Moreover, it’d be trivial for browser authors to implement, so for a very low investment there could be a huge return. You can write a basic runtime for a full-featured concatenative language in a few hundred lines of C, and a compiler for it in a few dozen lines of Haskell.



'Ease of implementation' is a very low-ranking, I would almost say irrelevant, factor for the utility or uptake of a programming language. So what if there are only a couple of hundred lines of C, you'd still need tens of thousands at the least to provide a useful standard library.


I tend to think the usefulness of a (standard) library tend to decrease with the size of its interface. Because with more functions, it is harder to learn, harder to find the function you need, and makes programs less accessible because there are so many ways to do the same job.

My bet would be a minimal standard library, based on empirically most useful functionality. I very much doubt you'd need more than a thousand lines to implement that (not counting a possibly crap-load of optimizations).


In my experience, what matters more than the size of the interface of the standard library, is its organization. For example, I can't really read Clojure code, mainly because I have no idea what the various functions do.
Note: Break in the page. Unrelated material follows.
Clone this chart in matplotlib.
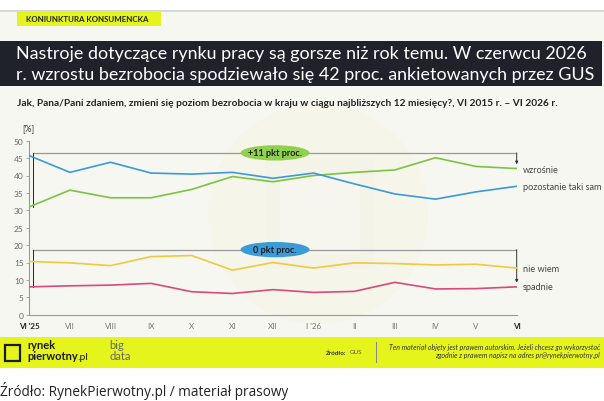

On the other hand, Python has a huge standard library, but usually the name of the function, in the context of the module (as in urllib2.urlopen or json.loads) or the name of the method in the context of the class of the object it belongs to (e.g. [1, 3, 2].sort()) is enough to figure out what the functionality is.

Though I wish I didn't have to type `from datetime import datetime` all the time...


It’s relevant because it’d be much easier to get the major browsers to implement a minimalistic language than another JavaScript. Simpler implementation means fewer security concerns and more time to focus on things that are directly relevant to programmer experience, such as that standard library.